Exercise description
Take every line that has the string "this" and copy it out.

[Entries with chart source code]
━━━━━━━━━━━━━━━━

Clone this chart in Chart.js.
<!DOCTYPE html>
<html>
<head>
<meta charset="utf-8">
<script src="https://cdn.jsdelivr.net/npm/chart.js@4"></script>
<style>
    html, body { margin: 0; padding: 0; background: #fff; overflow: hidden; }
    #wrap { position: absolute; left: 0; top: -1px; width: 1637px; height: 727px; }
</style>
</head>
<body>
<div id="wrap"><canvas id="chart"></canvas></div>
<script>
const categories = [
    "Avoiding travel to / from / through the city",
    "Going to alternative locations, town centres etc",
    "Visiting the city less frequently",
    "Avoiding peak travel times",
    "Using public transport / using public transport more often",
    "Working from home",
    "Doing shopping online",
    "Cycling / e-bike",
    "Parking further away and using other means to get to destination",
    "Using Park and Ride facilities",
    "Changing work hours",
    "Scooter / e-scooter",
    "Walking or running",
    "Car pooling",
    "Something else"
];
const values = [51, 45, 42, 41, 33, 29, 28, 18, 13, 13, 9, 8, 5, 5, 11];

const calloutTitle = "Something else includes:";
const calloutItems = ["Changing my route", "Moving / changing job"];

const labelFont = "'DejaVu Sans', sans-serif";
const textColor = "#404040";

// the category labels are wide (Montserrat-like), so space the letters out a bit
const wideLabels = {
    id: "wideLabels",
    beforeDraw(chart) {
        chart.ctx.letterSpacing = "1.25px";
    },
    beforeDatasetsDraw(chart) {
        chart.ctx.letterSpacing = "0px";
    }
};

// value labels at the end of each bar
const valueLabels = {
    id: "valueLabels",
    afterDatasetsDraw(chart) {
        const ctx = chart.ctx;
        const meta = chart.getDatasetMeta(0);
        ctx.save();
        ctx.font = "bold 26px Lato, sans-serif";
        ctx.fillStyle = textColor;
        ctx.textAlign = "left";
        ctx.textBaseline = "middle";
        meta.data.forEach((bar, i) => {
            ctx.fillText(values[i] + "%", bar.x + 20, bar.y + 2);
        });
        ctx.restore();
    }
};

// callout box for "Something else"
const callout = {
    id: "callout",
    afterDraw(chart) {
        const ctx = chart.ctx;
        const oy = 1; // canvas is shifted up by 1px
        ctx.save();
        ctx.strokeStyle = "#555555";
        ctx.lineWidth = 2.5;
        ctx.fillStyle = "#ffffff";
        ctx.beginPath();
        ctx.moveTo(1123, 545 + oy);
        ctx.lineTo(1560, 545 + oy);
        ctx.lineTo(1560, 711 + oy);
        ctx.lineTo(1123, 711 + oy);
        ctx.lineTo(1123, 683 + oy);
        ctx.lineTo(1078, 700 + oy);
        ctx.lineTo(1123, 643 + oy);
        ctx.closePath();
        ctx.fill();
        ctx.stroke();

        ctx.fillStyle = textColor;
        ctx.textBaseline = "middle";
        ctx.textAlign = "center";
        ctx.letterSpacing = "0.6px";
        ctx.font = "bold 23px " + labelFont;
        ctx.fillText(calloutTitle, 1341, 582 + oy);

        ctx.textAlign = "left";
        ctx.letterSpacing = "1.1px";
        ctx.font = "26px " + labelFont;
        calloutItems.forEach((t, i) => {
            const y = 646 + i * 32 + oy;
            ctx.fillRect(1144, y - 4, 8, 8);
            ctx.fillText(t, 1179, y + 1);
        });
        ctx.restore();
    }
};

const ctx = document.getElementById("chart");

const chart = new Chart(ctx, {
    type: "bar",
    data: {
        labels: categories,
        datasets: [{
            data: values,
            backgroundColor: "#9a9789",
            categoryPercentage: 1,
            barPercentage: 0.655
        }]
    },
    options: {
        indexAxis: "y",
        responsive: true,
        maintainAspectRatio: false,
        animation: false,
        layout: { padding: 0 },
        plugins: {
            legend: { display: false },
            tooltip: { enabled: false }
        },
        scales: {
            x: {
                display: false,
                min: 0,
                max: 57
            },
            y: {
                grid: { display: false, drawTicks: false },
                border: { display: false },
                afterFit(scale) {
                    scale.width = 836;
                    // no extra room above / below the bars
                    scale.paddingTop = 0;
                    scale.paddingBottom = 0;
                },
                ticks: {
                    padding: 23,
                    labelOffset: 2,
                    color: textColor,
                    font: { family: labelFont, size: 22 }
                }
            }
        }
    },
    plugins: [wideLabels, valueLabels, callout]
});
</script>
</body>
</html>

━━━━━━━━━━━━━━━━

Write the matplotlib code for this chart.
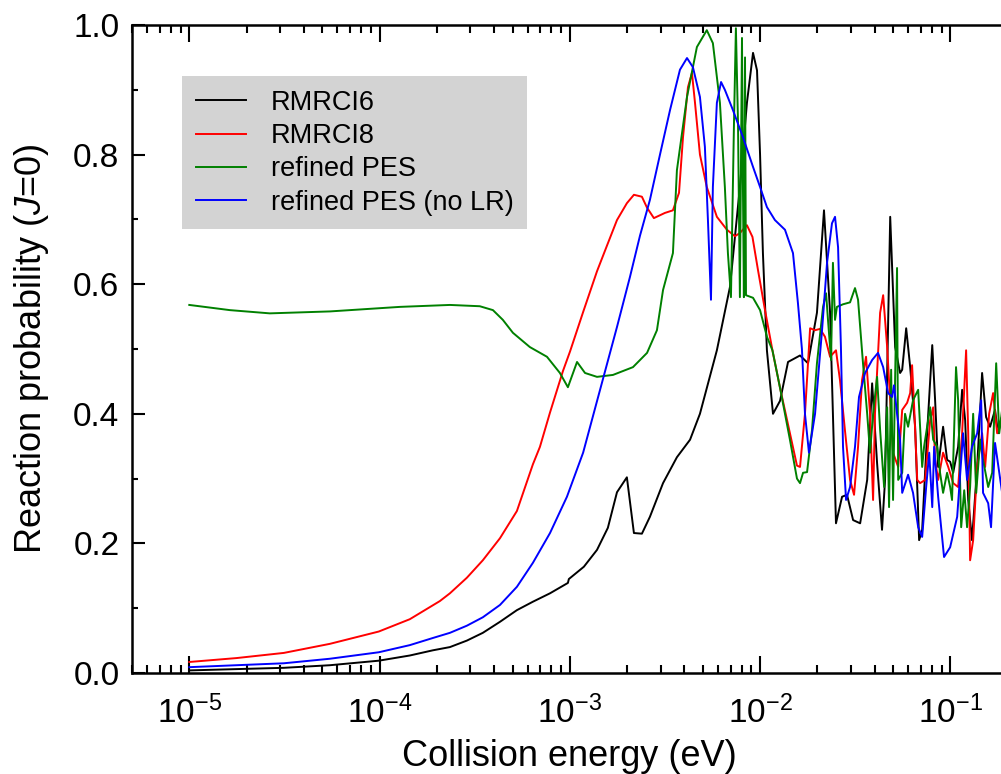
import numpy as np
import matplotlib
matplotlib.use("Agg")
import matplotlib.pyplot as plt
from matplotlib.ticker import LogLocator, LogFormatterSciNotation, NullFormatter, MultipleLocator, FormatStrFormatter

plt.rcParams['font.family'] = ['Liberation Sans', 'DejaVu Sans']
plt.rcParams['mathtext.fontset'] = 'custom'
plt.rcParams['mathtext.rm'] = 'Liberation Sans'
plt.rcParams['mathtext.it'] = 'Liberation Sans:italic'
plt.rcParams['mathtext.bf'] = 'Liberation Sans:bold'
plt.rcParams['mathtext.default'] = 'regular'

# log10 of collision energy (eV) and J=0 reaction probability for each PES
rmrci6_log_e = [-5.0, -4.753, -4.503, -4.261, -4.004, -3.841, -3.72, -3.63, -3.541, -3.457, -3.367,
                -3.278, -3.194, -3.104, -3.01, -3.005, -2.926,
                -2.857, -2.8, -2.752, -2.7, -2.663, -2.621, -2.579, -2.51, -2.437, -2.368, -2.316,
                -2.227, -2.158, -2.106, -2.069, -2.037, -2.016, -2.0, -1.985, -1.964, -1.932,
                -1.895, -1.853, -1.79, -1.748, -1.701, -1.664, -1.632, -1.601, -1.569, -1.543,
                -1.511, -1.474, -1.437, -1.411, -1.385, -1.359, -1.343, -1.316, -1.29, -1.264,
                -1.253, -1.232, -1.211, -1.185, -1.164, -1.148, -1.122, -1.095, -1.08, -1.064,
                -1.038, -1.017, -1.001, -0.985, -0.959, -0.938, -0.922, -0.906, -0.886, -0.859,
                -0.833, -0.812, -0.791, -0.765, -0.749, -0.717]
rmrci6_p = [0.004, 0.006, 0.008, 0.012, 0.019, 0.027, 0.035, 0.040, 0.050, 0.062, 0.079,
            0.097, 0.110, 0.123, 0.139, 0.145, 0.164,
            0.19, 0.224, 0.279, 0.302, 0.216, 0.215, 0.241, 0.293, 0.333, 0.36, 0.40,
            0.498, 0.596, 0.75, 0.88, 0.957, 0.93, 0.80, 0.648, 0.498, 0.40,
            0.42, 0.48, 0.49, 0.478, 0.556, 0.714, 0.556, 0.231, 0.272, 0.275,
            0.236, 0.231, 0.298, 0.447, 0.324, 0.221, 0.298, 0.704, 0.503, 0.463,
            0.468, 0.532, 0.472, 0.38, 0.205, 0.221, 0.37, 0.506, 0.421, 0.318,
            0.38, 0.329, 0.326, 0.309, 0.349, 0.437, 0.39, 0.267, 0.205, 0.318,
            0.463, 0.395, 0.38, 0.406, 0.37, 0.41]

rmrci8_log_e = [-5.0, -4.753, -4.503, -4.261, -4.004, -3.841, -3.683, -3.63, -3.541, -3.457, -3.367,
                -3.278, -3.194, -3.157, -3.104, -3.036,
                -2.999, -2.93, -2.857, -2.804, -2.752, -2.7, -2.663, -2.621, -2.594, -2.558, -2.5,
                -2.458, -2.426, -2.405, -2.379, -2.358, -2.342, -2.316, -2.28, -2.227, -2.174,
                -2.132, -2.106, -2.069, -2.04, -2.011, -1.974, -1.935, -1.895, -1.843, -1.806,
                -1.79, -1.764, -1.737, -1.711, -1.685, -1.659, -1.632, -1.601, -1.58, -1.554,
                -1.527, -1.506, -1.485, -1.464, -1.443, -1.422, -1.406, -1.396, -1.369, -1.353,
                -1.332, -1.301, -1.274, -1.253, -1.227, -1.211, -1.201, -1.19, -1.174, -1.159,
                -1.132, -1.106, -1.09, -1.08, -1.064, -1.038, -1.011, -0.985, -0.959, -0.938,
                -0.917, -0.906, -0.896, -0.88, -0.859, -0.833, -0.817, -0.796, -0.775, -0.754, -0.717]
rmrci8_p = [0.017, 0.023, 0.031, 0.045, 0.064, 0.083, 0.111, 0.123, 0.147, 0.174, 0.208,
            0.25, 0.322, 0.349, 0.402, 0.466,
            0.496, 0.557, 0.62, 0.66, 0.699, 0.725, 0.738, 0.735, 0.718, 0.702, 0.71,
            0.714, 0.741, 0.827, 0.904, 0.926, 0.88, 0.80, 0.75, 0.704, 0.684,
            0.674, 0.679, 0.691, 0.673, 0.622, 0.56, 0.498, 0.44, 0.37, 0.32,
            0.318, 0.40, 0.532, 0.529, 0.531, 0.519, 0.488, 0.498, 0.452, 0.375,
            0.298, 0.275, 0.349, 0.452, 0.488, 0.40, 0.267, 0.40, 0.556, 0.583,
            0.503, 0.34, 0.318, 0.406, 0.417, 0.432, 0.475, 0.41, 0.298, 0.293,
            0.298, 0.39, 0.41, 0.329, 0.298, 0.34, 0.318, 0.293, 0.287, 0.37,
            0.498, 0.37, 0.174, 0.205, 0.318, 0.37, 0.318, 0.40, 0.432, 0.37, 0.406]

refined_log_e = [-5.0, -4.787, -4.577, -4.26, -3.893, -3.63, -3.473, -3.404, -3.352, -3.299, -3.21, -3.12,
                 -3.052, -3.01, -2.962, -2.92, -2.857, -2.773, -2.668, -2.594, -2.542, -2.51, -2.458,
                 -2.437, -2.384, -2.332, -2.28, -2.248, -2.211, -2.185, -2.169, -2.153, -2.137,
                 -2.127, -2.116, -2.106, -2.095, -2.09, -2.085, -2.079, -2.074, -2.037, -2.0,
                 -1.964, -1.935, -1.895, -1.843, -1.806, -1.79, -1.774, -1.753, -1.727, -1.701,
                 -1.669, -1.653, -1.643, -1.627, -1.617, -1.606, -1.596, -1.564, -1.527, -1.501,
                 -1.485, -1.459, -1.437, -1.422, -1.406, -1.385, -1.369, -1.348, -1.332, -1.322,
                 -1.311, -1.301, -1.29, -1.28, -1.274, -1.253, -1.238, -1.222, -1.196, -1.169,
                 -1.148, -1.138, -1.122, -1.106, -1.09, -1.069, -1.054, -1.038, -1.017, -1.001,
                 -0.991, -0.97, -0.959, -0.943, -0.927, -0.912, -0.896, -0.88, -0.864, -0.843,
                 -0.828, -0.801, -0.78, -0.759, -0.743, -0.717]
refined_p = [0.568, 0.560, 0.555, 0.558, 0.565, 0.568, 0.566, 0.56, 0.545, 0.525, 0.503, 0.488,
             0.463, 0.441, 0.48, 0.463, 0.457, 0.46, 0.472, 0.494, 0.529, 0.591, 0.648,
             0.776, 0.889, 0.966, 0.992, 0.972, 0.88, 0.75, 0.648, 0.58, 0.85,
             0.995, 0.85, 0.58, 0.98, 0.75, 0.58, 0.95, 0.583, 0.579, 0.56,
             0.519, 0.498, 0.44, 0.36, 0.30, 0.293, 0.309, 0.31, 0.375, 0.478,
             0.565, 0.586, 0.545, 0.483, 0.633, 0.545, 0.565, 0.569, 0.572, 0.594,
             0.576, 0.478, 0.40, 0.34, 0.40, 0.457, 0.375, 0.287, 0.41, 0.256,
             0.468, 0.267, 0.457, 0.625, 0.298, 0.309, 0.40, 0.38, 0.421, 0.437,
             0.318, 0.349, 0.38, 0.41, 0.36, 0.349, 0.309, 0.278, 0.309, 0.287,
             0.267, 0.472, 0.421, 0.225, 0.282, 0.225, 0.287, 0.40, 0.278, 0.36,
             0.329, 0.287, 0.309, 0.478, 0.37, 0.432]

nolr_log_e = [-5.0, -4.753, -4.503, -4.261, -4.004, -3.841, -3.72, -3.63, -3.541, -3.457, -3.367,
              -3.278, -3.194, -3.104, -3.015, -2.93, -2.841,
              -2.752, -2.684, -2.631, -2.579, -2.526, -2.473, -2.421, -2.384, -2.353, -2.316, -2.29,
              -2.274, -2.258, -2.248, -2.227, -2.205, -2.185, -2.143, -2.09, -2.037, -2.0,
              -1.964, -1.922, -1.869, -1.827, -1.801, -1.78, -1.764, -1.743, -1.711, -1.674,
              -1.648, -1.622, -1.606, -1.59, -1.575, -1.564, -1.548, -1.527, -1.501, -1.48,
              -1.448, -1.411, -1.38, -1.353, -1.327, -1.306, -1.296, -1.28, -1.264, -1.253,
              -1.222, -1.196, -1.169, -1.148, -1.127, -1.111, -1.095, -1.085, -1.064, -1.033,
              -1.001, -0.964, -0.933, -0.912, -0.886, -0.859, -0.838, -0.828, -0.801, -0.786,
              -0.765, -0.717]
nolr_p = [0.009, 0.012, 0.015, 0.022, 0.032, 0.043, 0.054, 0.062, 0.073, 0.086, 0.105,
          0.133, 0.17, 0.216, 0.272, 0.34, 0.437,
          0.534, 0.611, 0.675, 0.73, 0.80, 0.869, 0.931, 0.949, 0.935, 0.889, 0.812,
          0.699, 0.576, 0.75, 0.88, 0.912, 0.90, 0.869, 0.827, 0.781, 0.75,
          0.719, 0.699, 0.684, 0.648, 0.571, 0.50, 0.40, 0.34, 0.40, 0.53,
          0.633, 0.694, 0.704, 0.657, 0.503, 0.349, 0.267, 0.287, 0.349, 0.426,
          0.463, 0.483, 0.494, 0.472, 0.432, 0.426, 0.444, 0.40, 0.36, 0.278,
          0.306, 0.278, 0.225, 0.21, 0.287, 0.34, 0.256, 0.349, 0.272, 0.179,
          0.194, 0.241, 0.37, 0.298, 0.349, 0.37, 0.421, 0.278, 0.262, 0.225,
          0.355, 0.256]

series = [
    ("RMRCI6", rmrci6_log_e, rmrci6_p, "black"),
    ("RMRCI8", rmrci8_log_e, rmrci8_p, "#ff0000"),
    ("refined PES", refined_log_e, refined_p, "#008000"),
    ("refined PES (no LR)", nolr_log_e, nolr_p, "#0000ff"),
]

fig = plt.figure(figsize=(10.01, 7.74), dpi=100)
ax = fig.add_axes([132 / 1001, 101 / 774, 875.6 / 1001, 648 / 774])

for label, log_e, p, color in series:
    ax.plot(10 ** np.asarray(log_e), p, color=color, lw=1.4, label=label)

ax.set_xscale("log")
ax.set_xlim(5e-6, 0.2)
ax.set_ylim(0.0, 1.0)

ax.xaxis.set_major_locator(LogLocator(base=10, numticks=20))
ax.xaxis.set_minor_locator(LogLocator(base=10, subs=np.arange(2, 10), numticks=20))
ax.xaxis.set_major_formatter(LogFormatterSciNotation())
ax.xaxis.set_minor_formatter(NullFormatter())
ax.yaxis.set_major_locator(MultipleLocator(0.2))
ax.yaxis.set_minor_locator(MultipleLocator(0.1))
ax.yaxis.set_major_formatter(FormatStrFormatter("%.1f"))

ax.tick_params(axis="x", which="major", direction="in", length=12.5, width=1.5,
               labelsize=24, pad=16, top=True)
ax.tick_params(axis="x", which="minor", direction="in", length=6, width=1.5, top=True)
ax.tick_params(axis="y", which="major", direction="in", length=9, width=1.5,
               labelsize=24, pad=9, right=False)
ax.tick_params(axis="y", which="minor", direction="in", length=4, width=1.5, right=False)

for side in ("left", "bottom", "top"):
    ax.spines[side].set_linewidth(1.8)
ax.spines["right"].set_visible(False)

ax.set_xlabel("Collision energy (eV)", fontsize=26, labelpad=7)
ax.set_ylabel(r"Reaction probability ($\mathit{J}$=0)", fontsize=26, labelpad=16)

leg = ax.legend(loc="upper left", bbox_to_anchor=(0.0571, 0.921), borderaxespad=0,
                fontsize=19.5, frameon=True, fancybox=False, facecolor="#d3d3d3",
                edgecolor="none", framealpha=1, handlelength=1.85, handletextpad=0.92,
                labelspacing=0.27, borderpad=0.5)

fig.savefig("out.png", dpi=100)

━━━━━━━━━━━━━━━━

Answer to the task
Clone this chart in Chart.js.
Write the matplotlib code for this chart.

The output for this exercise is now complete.